No sooner am I in and out of the bathroom, the chair, and the studio, and the segment is over. I'll look at the footage some day. Wonder what I said. I walked off the set given I had an eight minute break and with a preemptive wince Richard walks toward me. I brace a bit, and he gives me a small smile and touched my shoulder, using it to usher me to a corner behind a divider and a pillar.
He pulls me into a hug and his lips graze my temple. "Doing any better?"
"Yes," I lie.
"I'm on with you in Shepherd's A Block and Barbara joins us sometime during the hour."
"You are using better language than I expected."
"I was saying more foul language to myself."
He chuckled. "We'll be fine."
"I think I have a sudden case of... anything to get me off the air."
"Do you want me to talk to someone?"
"I am a big girl, I can handle the Congresswoman."
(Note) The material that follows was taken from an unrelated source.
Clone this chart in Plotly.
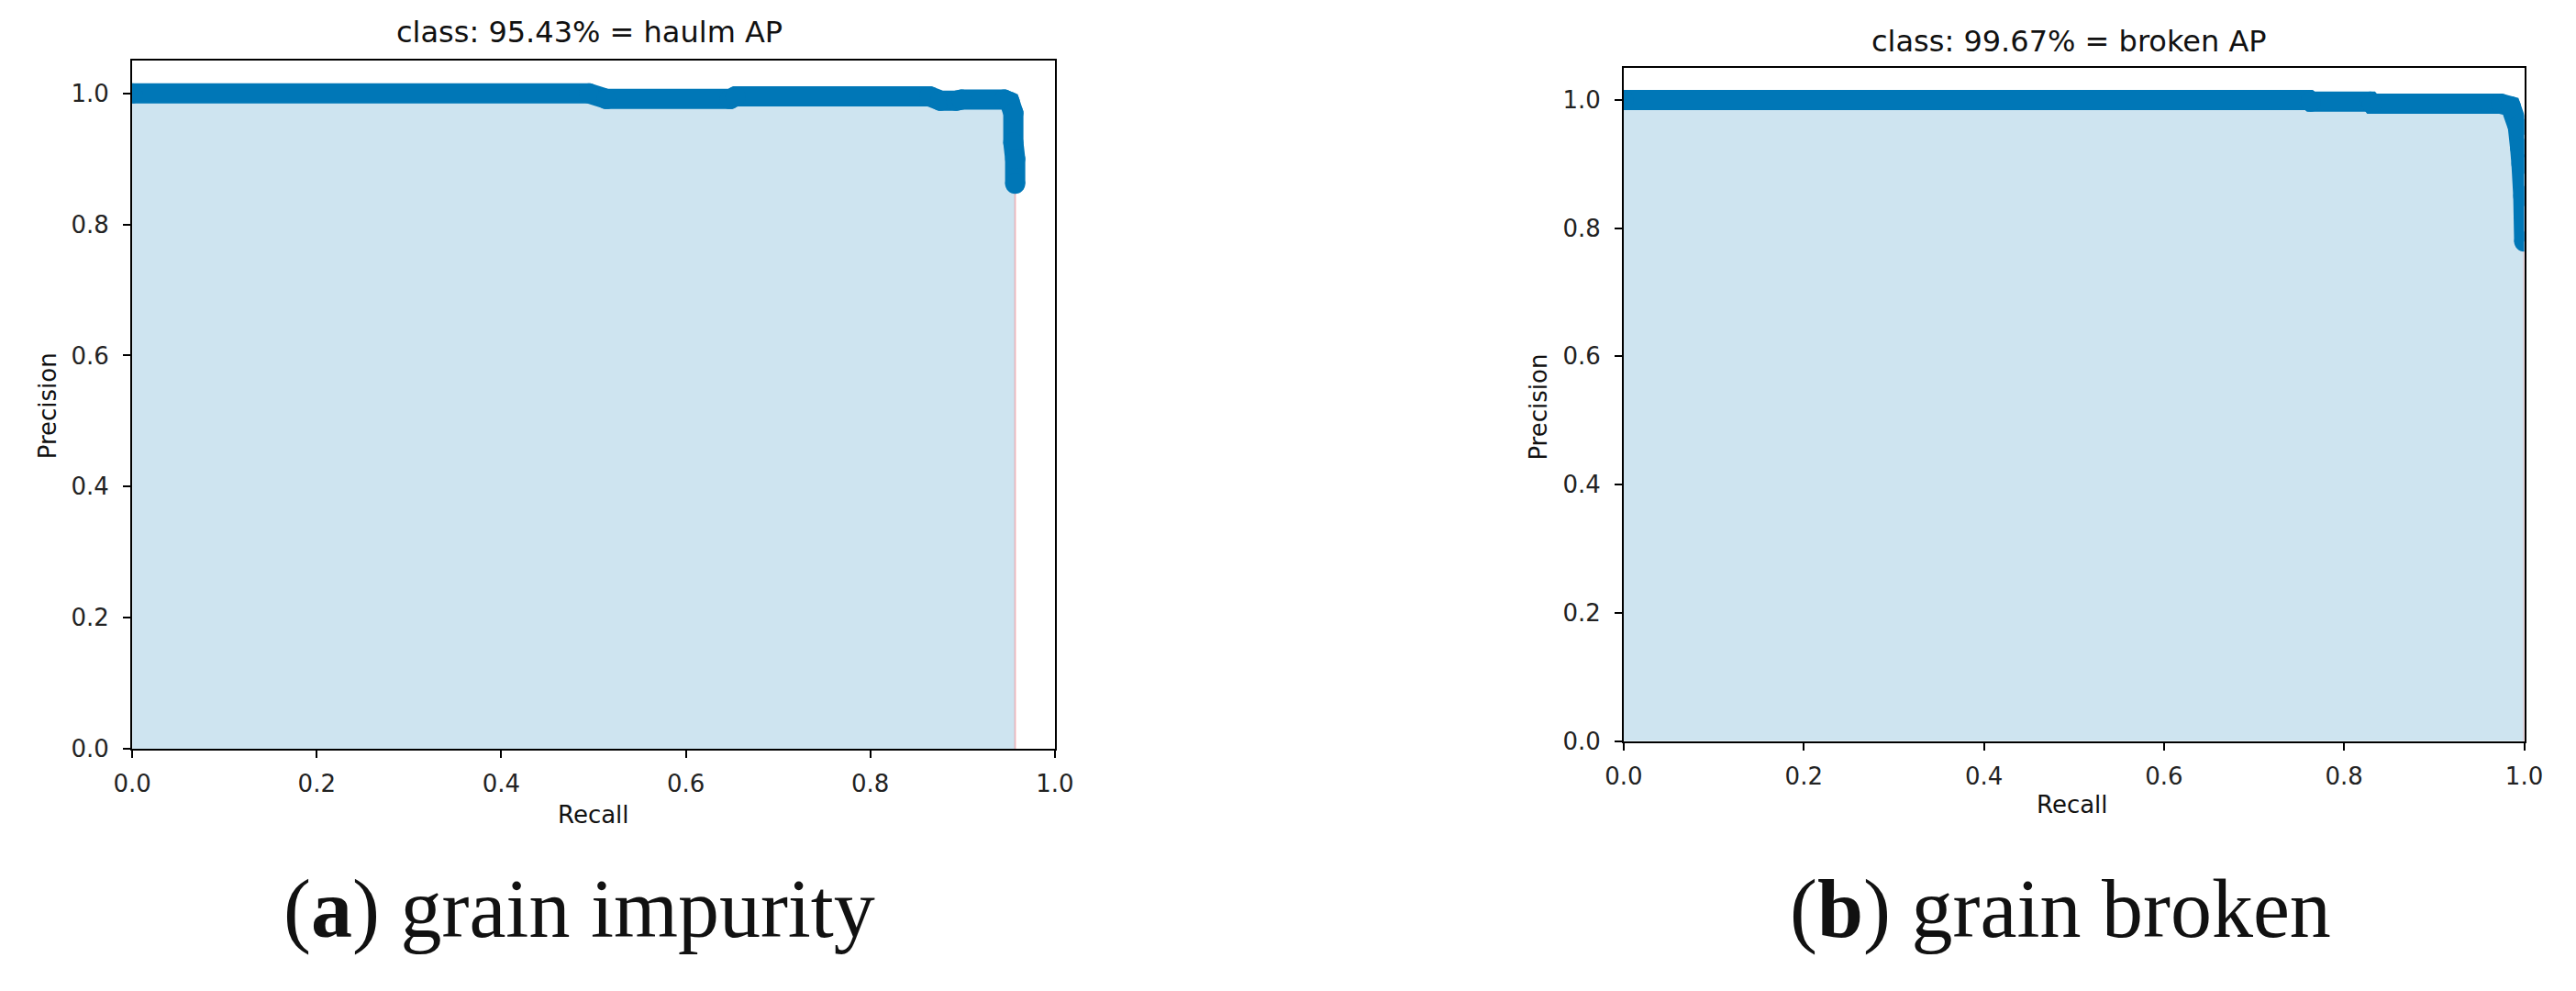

"Can you?" I raised an eyebrow.
He groaned, pulled me into an embrace more intimate than I would have expected but it was certainly not unwanted. Actually I felt the best I had all day. Richard was not one for public displays but this was a hug. Mostly. He dropped his head on my shoulder. "This could go a few ways and I am not going to forgive her if... well, I am not ever going to forgive her anyway, but I will let her have it off air if she tries to embarrass you."
It was nice to hear that he was finally appropriately angry at Babs. Or at least sounding that way.
"One more thing; odd segue I know: how are you set for wardrobe the next few days?" His voice was so very gentle.
I had thought about this early on but Lil and I really hadn't followed up. I could piece it together, but I wasn't sure what was clean and what wasn't, but there would have to be a lot of improvising to pull together seven days of mourning clothing for December in Washington. "Not nearly as prepared as I had intended. I have had a few too many things on my mind."
I blushed, embarrassed by the oversight, wondering how the twenty-four hour Walmart was stocked in my size. I could sneak a black Danskin t shirt under a black suit, couldn't I? That would add an extra outfit. They might have a heathered gray one as well.
"I'll make arrangements. For Lil as well."
"Oh, you can?" I was too confused to ask questions. It was no secret Richard had money. His own, his father's (the Billionaire Bruce Wayne had adopted him), but it never effected us. So what was he going to make happen? As long as I wasn't going to the funeral in my Batman pajamas, I would be happy.
I was letting him take care of me. Wow. Big step. Scary, scary step. Or a quick fix for me to regret later because I didn't think things through. Hope I wasn't taking advantage of Richard and would hurt him later. No time to think about it, back to the studio, back on air, next to the anchor/host, Richard and on to the discussion of the passing of the President.
Oh, and yippee, time on the air with my bestie Babs.
To be continued...
There are a lot of great references on Presidential and other State funerals and they are all different. It is great reading and as with everything related to the Presidency, steeped in tradition and protocol. Each President is asked to plan his funeral himself as a contingency and upon his death either while in office or after he leaves the White House, the wishes of the President are followed but may be tempered by those of his family.